1) News anxiety: First up, businesses must have their head in the sand if they are not picking up on the mounting election chatter in the media.

The chart below shows the policy uncertainty index for trade, which reflects the frequency of articles in US newspapers that discuss trade policy uncertainty. It has hit its highest since early 2021, as Trump has made tariffs central to his platform to tackle everything from China and high grocery prices to, erm, childcare costs . . . 

Line chart of Economic Policy Uncertainty Index: trade policy (1985-10=100) showing Trade anxiety is picking up

2) Boardroom blues: The news chatter has certainly reached some boardrooms. In a research note in August Goldman Sachs said (with FTAVs emphasis below:

Election discussions have entered management commentary earlier than in past election cycles, with some companies — particularly financials, government contractors, and those with exposure to the Inflation Reduction Act — noting that either they or their customers are postponing some investment decisions until after the election.

Their analysts reckon that capital expenditure growth has been 5 percentage points lower for companies citing election uncertainty on their Q2 earnings calls. But on the upside the same companies could see a bounceback in investment post-election.

Bar chart of Number of S&P500 Q2 earning reports mentioning "election" and policy* showing The S&P500 worries about energy, regulation and IRA policy

3) Construction is slowing: Those panicked earnings calls are reflected in actual spending numbers, too. Manufacturing construction spending boomed after the IRA, but it is now easing off. Sure, higher interest rates play a part too. But uncertainty over the future of US industrial policy also contributes to a risk-off mindset.

As MainFT reported last month:

While the bulk of IRA-related manufacturing investments have flowed to Republican-controlled districts, the law received no votes from party members in Congress.
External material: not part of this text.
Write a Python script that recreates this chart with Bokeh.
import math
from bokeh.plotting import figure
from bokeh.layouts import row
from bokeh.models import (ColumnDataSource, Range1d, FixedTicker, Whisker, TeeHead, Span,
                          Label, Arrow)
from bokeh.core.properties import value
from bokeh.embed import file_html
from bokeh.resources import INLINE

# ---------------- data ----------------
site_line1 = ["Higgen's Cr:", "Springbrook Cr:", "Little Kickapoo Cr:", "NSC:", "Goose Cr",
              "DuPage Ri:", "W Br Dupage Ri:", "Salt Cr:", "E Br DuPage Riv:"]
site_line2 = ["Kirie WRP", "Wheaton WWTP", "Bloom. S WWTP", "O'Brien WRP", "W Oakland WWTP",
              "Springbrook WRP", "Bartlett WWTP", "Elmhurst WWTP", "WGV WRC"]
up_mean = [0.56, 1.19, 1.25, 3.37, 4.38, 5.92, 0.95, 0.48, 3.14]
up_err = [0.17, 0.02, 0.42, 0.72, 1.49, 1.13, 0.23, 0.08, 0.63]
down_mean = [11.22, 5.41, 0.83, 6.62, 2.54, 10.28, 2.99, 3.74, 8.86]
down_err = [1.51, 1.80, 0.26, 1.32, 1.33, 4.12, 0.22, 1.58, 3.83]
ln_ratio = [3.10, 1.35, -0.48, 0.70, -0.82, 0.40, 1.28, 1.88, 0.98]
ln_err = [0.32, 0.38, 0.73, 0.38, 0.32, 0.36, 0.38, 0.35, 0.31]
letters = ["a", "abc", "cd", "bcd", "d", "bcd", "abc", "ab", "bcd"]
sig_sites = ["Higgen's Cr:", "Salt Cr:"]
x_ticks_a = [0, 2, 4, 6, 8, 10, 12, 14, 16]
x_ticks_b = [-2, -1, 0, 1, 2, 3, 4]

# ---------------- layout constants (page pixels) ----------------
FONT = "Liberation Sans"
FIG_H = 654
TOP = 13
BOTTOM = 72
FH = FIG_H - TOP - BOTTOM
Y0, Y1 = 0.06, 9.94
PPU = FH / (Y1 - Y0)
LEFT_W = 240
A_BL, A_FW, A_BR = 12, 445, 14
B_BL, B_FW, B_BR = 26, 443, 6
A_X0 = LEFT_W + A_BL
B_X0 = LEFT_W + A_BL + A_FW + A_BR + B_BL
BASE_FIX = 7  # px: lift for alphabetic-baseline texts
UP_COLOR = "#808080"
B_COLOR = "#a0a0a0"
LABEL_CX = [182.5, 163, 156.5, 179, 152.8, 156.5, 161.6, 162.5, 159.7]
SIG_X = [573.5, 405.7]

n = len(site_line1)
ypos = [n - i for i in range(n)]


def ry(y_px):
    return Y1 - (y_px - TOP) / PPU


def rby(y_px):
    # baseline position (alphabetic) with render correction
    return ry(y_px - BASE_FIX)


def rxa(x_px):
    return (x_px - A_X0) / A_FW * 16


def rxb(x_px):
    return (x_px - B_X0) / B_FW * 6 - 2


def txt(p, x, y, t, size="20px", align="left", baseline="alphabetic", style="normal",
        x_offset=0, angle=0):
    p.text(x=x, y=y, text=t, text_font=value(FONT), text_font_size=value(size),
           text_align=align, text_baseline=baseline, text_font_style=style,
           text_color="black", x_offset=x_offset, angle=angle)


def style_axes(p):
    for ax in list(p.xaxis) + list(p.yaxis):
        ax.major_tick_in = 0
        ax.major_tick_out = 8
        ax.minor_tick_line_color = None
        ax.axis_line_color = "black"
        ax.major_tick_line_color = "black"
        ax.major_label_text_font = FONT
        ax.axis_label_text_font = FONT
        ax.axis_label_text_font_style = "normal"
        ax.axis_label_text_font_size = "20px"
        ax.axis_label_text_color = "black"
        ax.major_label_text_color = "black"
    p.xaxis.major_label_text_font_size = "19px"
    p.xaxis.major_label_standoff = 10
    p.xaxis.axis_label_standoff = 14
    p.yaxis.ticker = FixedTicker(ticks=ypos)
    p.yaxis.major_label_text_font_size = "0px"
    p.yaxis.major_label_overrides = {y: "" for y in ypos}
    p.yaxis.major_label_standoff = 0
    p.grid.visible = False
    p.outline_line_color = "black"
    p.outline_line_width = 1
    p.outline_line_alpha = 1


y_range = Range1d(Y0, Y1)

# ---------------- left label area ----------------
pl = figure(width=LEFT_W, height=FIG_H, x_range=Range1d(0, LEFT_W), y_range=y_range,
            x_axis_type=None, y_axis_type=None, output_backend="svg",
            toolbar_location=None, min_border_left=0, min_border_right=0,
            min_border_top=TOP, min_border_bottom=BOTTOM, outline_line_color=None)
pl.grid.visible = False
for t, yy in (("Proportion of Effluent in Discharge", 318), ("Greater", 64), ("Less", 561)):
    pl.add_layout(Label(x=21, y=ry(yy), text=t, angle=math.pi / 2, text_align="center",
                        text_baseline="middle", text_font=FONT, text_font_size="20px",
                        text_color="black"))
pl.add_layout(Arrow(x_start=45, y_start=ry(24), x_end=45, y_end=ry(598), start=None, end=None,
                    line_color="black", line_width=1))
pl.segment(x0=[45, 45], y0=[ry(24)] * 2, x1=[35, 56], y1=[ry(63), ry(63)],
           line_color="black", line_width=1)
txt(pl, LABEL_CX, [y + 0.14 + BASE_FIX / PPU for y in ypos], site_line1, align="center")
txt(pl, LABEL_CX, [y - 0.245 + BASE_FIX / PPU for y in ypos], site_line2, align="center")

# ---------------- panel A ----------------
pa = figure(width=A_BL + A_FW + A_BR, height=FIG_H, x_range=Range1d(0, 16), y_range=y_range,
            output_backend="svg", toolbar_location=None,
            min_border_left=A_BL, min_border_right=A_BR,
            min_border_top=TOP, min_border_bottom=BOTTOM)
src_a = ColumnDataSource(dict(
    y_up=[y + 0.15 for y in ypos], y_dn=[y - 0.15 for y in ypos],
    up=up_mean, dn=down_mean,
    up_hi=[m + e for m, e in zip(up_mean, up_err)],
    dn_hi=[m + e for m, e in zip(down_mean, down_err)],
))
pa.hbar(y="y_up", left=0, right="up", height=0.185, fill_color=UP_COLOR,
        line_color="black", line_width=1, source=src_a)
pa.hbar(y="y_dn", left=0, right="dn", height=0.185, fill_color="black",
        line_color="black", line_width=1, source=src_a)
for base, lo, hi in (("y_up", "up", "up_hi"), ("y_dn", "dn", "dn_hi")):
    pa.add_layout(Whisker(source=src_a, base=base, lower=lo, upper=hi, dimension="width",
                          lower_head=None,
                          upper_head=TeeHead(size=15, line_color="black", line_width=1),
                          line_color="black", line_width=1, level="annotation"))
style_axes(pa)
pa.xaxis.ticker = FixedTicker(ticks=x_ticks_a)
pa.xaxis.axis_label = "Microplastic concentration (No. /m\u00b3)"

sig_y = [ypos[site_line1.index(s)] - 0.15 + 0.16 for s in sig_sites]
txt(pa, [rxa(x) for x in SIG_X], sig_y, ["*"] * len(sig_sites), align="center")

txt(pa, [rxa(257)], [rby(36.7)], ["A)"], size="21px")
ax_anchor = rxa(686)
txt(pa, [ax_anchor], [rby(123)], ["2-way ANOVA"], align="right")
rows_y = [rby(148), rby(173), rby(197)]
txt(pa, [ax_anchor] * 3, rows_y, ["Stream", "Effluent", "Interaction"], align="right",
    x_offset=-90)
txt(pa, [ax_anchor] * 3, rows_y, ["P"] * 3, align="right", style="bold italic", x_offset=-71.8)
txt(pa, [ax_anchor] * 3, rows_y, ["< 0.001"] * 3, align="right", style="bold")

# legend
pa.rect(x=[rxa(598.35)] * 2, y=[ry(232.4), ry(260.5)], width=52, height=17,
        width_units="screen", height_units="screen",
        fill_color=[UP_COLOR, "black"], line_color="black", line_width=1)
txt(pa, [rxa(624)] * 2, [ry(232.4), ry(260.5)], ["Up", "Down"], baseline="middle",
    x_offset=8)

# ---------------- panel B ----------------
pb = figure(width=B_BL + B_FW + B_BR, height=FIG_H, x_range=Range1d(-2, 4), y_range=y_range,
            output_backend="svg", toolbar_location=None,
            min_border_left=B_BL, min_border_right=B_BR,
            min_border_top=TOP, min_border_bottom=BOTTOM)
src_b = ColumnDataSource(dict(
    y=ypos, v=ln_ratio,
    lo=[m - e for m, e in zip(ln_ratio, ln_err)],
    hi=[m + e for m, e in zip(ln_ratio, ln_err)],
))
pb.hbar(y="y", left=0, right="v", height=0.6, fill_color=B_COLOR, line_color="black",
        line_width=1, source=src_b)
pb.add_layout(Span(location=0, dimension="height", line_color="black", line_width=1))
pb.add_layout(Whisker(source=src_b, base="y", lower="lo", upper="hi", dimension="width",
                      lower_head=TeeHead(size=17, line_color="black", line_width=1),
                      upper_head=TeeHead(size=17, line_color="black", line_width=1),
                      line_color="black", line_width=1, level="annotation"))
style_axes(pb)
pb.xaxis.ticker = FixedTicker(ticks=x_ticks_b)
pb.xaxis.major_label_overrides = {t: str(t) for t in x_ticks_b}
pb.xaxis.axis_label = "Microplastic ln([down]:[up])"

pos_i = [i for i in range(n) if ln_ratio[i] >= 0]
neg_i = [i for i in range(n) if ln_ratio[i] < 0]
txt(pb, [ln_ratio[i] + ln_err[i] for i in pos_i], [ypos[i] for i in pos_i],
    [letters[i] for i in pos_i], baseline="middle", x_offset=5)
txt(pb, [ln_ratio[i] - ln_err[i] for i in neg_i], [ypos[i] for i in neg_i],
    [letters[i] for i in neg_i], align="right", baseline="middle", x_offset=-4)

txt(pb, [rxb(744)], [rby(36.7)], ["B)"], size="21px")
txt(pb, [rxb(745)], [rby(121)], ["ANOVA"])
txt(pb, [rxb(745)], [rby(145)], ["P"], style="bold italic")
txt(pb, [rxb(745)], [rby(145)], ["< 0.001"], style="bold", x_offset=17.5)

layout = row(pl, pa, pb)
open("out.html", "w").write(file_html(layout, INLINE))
At campaign rallies the former president has vowed to “terminate” the IRA if elected. 

Line chart of Total private construction spending on manufacturing, annual rate, $, billions showing The manufacturing boom is slowing

4) Contingencies in action: Not convinced? Well, 30 per cent of firms have postponed, scaled down, delayed or cancelled investment plans because of election uncertainty, according to responses on the latest CFO Survey, via the Atlanta and Richmond Fed. That’s slightly up on 28 per cent in the second quarter. Not a majority, but not insignificant either.

Column chart of Number of actions taken, per cent showing Election uncertainty and investment: postpone, scale down, delay, or cancel?
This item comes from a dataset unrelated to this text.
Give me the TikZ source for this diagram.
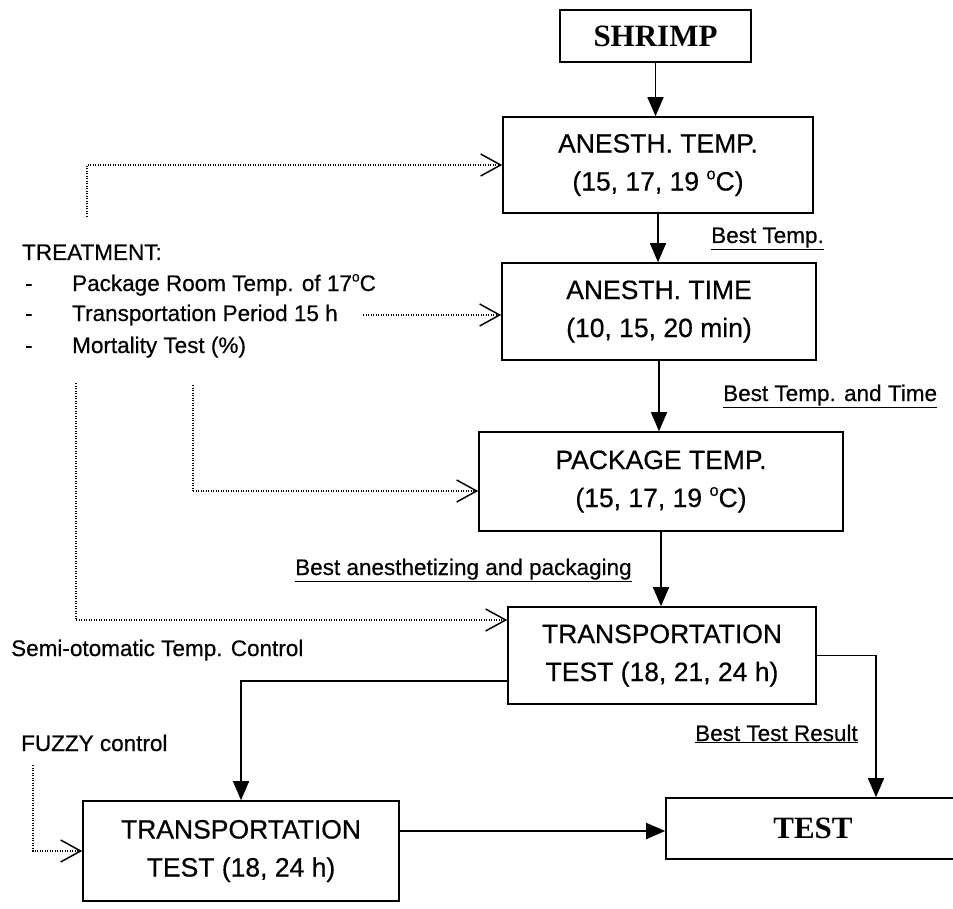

5) Economic activity to come down: The anxiety and remedial actions to ease it will show up more in the economic numbers as we near voting day (assuming polls remain tight).
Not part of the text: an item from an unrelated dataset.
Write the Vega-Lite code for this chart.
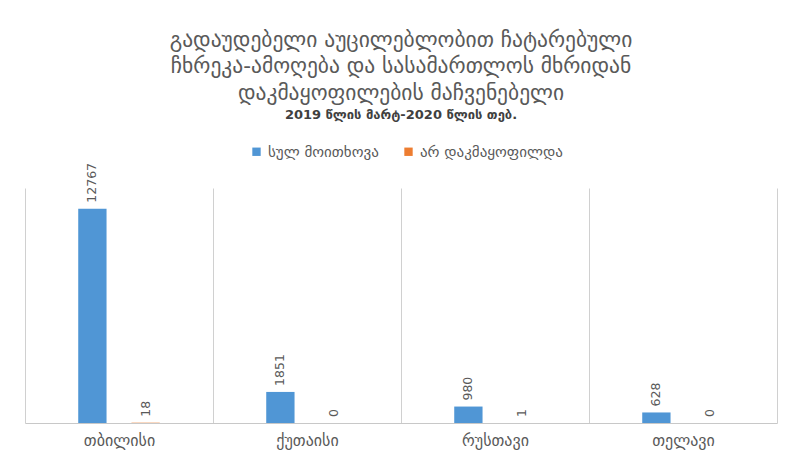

ISM activity indicators for both manufacturing and services — often leading indicators for GDP — have been flirting with contraction in recent months. Respondents have cited election uncertainty as a factor.

Line chart of ISM Index showing Weakening business activity

The upshot? Well, a tight race between two candidates, with varying implications for particular industries, is not amenable to business-as-usual. Hedging for things like changes in trade, tax, and regulatory policy now, could just be an unnecessary expense. Best just to wait, and it looks like many organisations are.

In other words, it won’t just be the weight of the Fed’s previous rate hikes slowing the US economy in the months ahead. Election anxiety will play its part too.